The Laplace transform and the inverse Laplace transform together have a number of properties that make them useful for analysing linear dynamical systems.

== Bromwich's inverse formula ==
There is an integral formula for the inverse Laplace transform, called the Bromwich's inversion formula and is given by the line integral:
$f(t) = \mathcal{L}^{-1} \{F(s)\}(t) = \frac{1}{2\pi i}\lim_{T\to\infty}\int_{\gamma-iT}^{\gamma+iT}e^{st}F(s)\,ds$
where the integration is done along the vertical line $\textrm{Re}(s) = \gamma$ in the complex plane such that $\gamma$ is greater than the real part of all singularities of $F$ and $F$ is bounded on the line, for example if the contour path is in the region of convergence.

In the common special case where all singularities, $s_k$, satisfy $\Re(s_k)<0$ (i.e., lie in the open left half‑plane), or $F$ is an entire function, then $\gamma$ can be set to zero and the above inverse integral formula becomes identical to the inverse Fourier transform.

In practice, computing the complex integral can be done by using the Cauchy residue theorem.

This integral is closely related to the Mellin inversion theorem for the Mellin transform.
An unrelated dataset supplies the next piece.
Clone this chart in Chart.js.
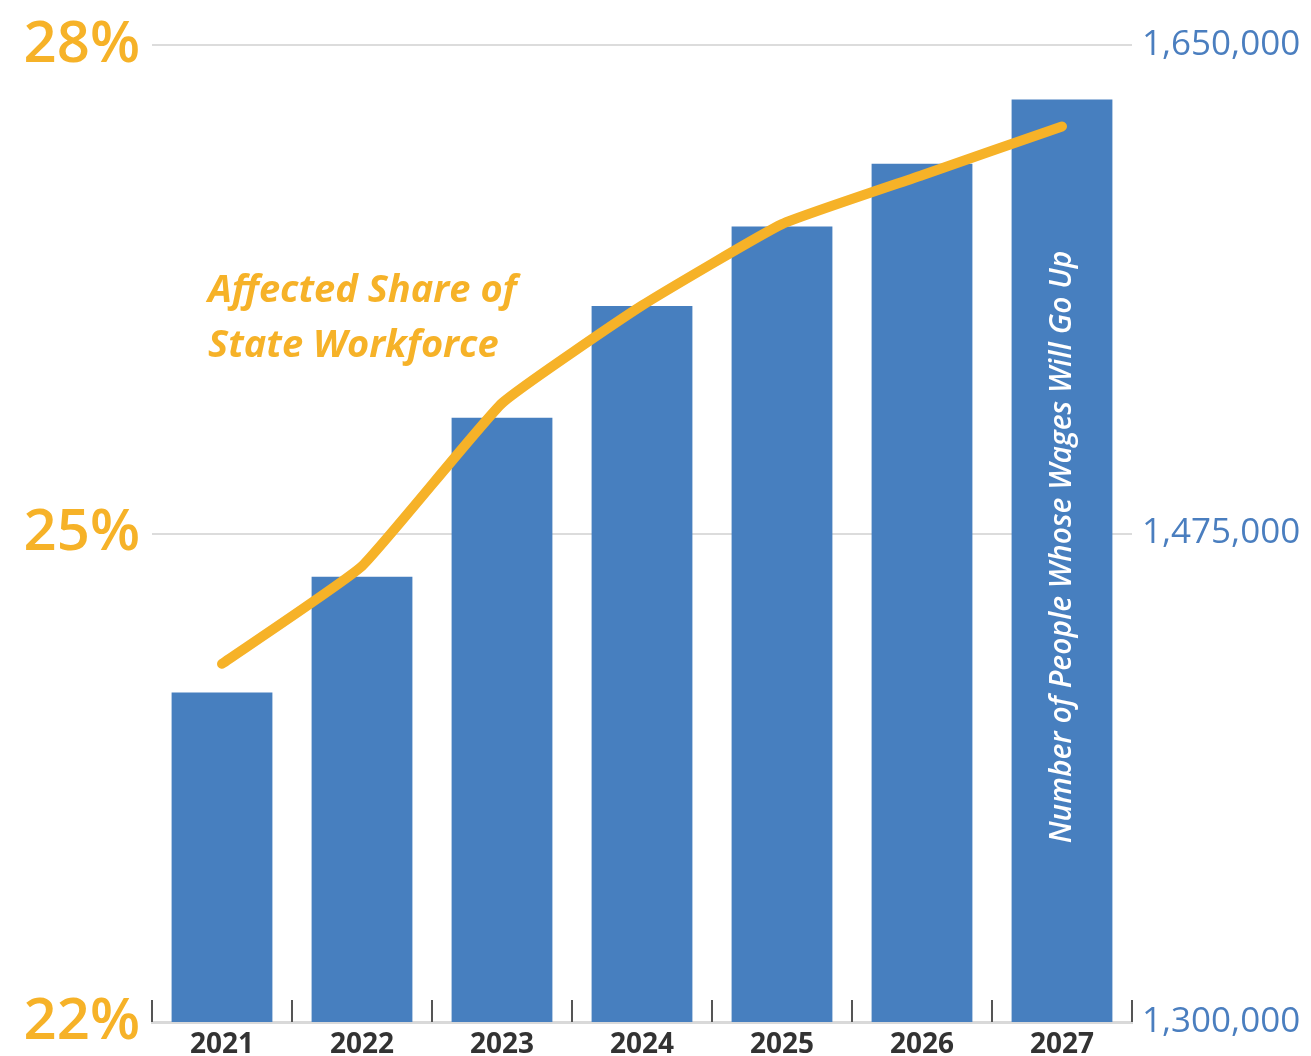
<!DOCTYPE html>
<html>
<head>
<meta charset="utf-8">
<script src="https://cdn.jsdelivr.net/npm/chart.js@4.4.1/dist/chart.umd.min.js"></script>
<style>
    html, body { margin: 0; padding: 0; background: #fff; overflow: hidden; }
    canvas { display: block; }
</style>
</head>
<body>
<canvas id="chartSalario" width="1311" height="1056"></canvas>
<script>
var years = ['2021', '2022', '2023', '2024', '2025', '2026', '2027'];
var workers = [1418000, 1459500, 1516500, 1556500, 1585000, 1607500, 1630500];
var sharePct = [24.2, 24.8, 25.8, 26.4, 26.9, 27.2, 27.5];
var shareTicks = [22, 25, 28];
var workerTicks = [1300000, 1475000, 1650000];

(function () {
    var orange = '#F6B228';
    var blue = '#477FBF';
    var fmtNum = function (v) { return Number(v).toLocaleString('en-US'); };

    // marcas de division entre categorias y textos sueltos
    var extras = {
        id: 'extras',
        afterDatasetsDraw: function (chart) {
            var ctx = chart.ctx;
            var x = chart.scales.x;
            var area = chart.chartArea;
            var n = years.length;
            var step = (x.right - x.left) / n;
            ctx.save();
            ctx.strokeStyle = '#555';
            ctx.lineWidth = 2;
            for (var i = 0; i <= n; i++) {
                var px = Math.round(x.getPixelForValue(0) - step / 2 + i * step);
                ctx.beginPath();
                ctx.moveTo(px, area.bottom - 22);
                ctx.lineTo(px, area.bottom);
                ctx.stroke();
            }

            ctx.fillStyle = orange;
            ctx.font = 'italic bold 38px "Open Sans"';
            ctx.textAlign = 'left';
            ctx.textBaseline = 'alphabetic';
            ctx.fillText('Affected Share of', 208, 302);
            ctx.fillText('State Workforce', 208, 357);

            var cx = x.getPixelForValue(n - 1);
            ctx.translate(cx, 547);
            ctx.rotate(-Math.PI / 2);
            ctx.fillStyle = '#fff';
            ctx.font = 'italic 600 30px "Open Sans"';
            ctx.textAlign = 'center';
            ctx.textBaseline = 'middle';
            ctx.fillText('Number of People Whose Wages Will Go Up', 0, 0);
            ctx.restore();
        }
    };

    // sin relleno extra por las etiquetas de los ejes verticales
    var fitY = function (w) {
        return function (s) { s.width = w; s.paddingTop = 0; s.paddingBottom = 0; };
    };

    new Chart(document.getElementById('chartSalario'), {
        type: 'bar',
        data: {
            labels: years,
            datasets: [
                {
                    label: 'Affected Share of State Workforce',
                    type: 'line',
                    data: sharePct,
                    borderColor: orange,
                    borderWidth: 10,
                    borderCapStyle: 'round',
                    borderJoinStyle: 'round',
                    pointRadius: 0,
                    tension: 0.12,
                    fill: false,
                    yAxisID: 'y',
                    order: 0
                },
                {
                    label: 'Number of People Whose Wages Will Go Up',
                    data: workers,
                    backgroundColor: blue,
                    borderWidth: 0,
                    barPercentage: 0.72,
                    categoryPercentage: 1,
                    yAxisID: 'y2',
                    order: 1
                }
            ]
        },
        options: {
            responsive: false,
            animation: false,
            devicePixelRatio: 1,
            layout: { padding: { top: 45, left: 0, right: 0, bottom: 0 } },
            plugins: {
                legend: { display: false },
                tooltip: { enabled: false }
            },
            scales: {
                x: {
                    grid: { display: false, drawTicks: false },
                    border: { display: true, color: '#d9d9d9', width: 3 },
                    ticks: {
                        color: '#333',
                        padding: 6,
                        font: { family: 'Open Sans', size: 28, weight: 'bold' }
                    },
                    afterFit: function (s) { s.height = 34; s.paddingLeft = 0; s.paddingRight = 0; }
                },
                y: {
                    type: 'linear',
                    position: 'left',
                    min: 22,
                    max: 28,
                    afterBuildTicks: function (s) { s.ticks = shareTicks.map(function (v) { return { value: v }; }); },
                    ticks: {
                        color: orange,
                        padding: 12,
                        font: { family: 'Open Sans', size: 58, weight: '600' },
                        callback: function (v) { return v + '%'; }
                    },
                    grid: { color: '#dcdcdc', lineWidth: 2, drawTicks: false },
                    border: { display: false },
                    afterFit: fitY(152)
                },
                y2: {
                    type: 'linear',
                    position: 'right',
                    min: 1300000,
                    max: 1650000,
                    afterBuildTicks: function (s) { s.ticks = workerTicks.map(function (v) { return { value: v }; }); },
                    ticks: {
                        color: '#4A7EBF',
                        padding: 10,
                        font: { family: 'Open Sans', size: 35 },
                        callback: function (v) { return fmtNum(v); }
                    },
                    grid: { display: false, drawTicks: false },
                    border: { display: false },
                    afterFit: fitY(179)
                }
            }
        },
        plugins: [extras]
    });
})();
</script>
</body>
</html>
== Post's inversion formula ==
Post's inversion formula for Laplace transforms, named after Emil Post, is a simple-looking but usually impractical formula for evaluating an inverse Laplace transform.

The statement of the formula is as follows: Let $f$ be a continuous function on the interval $[0,\infty)$ of exponential order, i.e.
 $\sup_{t>0} \frac{f(t)}{e^{bt}} < \infty$
for some real number $b$. Then for all $s > b$, the Laplace transform for $f$ exists and is infinitely differentiable with respect to $s$. Furthermore, if $F$ is the Laplace transform of $f$, then the inverse Laplace transform of $F$ is given by
 $$f(t) = \mathcal{L}^{-1} \{F\}(t)
 = \lim_{k \to \infty} \frac{(-1)^k}{k!} \left( \frac{k}{t} \right) ^{k+1} F^{(k)} \left( \frac{k}{t} \right)$$
for $t > 0$, where $F^{(k)}$ is the $k$th derivative of $F$ with respect to $s$.

As can be seen from the formula, the need to evaluate derivatives of arbitrarily high orders renders this formula impractical for most purposes.

With the advent of powerful personal computers, the main efforts to use this formula have come from dealing with approximations or asymptotic analysis of the inverse Laplace transform, using the Grunwald–Letnikov differintegral to evaluate the derivatives.

Post's inversion has attracted interest due to the improvement in computational science and the fact that it is not necessary to know where the poles of $F$ lie, which make it possible to calculate the asymptotic behaviour for big $x$ using inverse Mellin transforms for several arithmetical functions related to the Riemann hypothesis.